■ **Task details**
Reproduce the lines from the one bearing "Reproduce this diagram with TikZ." through the one bearing "inner xsep=6pt, inner", inclusive. Copy them exactly; include no other line.

■ **Listing**
◇ ◇ ◇ ◇ ◇ ◇ ◇

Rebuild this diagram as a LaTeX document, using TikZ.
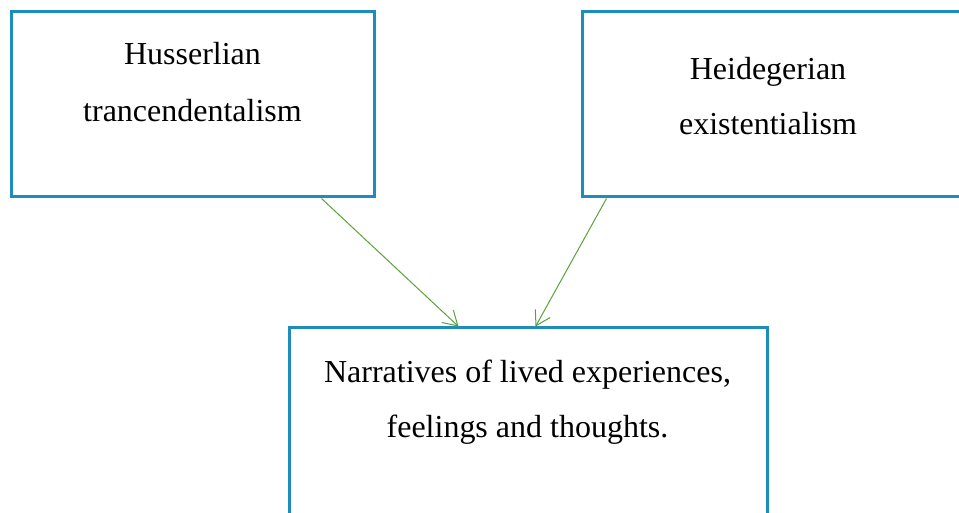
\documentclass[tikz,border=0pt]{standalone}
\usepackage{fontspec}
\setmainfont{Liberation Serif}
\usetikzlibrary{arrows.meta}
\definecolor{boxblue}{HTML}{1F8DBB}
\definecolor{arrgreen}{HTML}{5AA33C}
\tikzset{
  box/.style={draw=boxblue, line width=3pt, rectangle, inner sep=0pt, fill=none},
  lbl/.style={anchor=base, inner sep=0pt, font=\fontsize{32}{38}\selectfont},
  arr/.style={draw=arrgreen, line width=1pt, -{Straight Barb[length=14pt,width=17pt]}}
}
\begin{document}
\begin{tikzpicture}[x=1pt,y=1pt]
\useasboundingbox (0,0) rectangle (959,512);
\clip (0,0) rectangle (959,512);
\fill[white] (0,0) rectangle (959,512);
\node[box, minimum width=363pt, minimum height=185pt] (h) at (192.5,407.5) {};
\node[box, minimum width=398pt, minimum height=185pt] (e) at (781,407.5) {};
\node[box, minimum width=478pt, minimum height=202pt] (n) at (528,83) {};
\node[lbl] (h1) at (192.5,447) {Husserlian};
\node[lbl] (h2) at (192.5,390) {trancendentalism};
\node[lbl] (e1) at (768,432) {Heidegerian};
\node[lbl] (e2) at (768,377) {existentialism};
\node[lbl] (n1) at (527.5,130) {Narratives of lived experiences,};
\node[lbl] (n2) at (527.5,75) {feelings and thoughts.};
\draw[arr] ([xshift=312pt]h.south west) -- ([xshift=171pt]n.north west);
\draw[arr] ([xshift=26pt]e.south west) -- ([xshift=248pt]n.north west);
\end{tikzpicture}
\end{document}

◇ ◇ ◇ ◇ ◇ ◇ ◇

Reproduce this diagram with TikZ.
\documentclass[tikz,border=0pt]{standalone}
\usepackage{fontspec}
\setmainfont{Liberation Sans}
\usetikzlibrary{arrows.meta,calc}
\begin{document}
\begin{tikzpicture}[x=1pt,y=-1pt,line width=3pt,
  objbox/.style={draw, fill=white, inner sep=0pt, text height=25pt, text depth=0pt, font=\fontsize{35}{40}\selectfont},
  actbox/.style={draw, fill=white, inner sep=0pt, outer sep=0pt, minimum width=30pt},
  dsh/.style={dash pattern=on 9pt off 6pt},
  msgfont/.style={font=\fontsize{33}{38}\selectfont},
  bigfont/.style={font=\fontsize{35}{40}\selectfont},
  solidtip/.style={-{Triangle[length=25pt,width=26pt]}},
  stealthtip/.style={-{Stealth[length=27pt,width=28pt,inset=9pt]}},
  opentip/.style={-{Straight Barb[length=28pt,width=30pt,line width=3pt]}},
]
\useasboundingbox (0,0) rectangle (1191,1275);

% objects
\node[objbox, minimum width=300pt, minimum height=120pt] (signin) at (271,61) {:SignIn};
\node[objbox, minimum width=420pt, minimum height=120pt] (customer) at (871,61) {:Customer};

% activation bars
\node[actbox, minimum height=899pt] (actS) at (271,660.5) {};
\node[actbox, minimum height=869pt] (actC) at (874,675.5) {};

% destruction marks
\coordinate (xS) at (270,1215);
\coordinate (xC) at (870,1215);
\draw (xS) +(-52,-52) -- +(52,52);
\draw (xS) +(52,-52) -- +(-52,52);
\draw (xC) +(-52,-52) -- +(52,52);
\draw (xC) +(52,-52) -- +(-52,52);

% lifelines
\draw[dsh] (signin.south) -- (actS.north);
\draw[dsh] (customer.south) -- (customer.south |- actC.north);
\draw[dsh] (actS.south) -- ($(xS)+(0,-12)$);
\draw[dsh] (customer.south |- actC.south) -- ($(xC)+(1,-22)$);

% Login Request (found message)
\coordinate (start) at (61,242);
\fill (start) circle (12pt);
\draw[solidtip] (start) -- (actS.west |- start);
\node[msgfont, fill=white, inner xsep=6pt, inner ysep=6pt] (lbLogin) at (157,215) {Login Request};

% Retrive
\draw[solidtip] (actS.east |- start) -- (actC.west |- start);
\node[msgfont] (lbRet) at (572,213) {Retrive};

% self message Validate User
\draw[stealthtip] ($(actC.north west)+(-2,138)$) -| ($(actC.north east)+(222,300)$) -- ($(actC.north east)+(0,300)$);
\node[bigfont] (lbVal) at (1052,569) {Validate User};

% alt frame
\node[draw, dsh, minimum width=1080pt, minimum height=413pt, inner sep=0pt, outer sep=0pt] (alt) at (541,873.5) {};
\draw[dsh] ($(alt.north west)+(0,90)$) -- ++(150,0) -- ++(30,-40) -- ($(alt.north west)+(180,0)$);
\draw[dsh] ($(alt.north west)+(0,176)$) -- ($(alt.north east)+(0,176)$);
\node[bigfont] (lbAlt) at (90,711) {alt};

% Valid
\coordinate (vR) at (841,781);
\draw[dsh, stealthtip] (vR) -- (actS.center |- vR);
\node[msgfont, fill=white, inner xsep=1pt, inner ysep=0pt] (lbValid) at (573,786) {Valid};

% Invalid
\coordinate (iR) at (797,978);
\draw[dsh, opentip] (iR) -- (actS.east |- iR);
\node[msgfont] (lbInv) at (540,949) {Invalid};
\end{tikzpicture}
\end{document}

◇ ◇ ◇ ◇ ◇ ◇ ◇

■ **Correct output**
Reproduce this diagram with TikZ.
\documentclass[tikz,border=0pt]{standalone}
\usepackage{fontspec}
\setmainfont{Liberation Sans}
\usetikzlibrary{arrows.meta,calc}
\begin{document}
\begin{tikzpicture}[x=1pt,y=-1pt,line width=3pt,
  objbox/.style={draw, fill=white, inner sep=0pt, text height=25pt, text depth=0pt, font=\fontsize{35}{40}\selectfont},
  actbox/.style={draw, fill=white, inner sep=0pt, outer sep=0pt, minimum width=30pt},
  dsh/.style={dash pattern=on 9pt off 6pt},
  msgfont/.style={font=\fontsize{33}{38}\selectfont},
  bigfont/.style={font=\fontsize{35}{40}\selectfont},
  solidtip/.style={-{Triangle[length=25pt,width=26pt]}},
  stealthtip/.style={-{Stealth[length=27pt,width=28pt,inset=9pt]}},
  opentip/.style={-{Straight Barb[length=28pt,width=30pt,line width=3pt]}},
]
\useasboundingbox (0,0) rectangle (1191,1275);

% objects
\node[objbox, minimum width=300pt, minimum height=120pt] (signin) at (271,61) {:SignIn};
\node[objbox, minimum width=420pt, minimum height=120pt] (customer) at (871,61) {:Customer};

% activation bars
\node[actbox, minimum height=899pt] (actS) at (271,660.5) {};
\node[actbox, minimum height=869pt] (actC) at (874,675.5) {};

% destruction marks
\coordinate (xS) at (270,1215);
\coordinate (xC) at (870,1215);
\draw (xS) +(-52,-52) -- +(52,52);
\draw (xS) +(52,-52) -- +(-52,52);
\draw (xC) +(-52,-52) -- +(52,52);
\draw (xC) +(52,-52) -- +(-52,52);

% lifelines
\draw[dsh] (signin.south) -- (actS.north);
\draw[dsh] (customer.south) -- (customer.south |- actC.north);
\draw[dsh] (actS.south) -- ($(xS)+(0,-12)$);
\draw[dsh] (customer.south |- actC.south) -- ($(xC)+(1,-22)$);

% Login Request (found message)
\coordinate (start) at (61,242);
\fill (start) circle (12pt);
\draw[solidtip] (start) -- (actS.west |- start);
\node[msgfont, fill=white, inner xsep=6pt, inner ysep=6pt] (lbLogin) at (157,215) {Login Request};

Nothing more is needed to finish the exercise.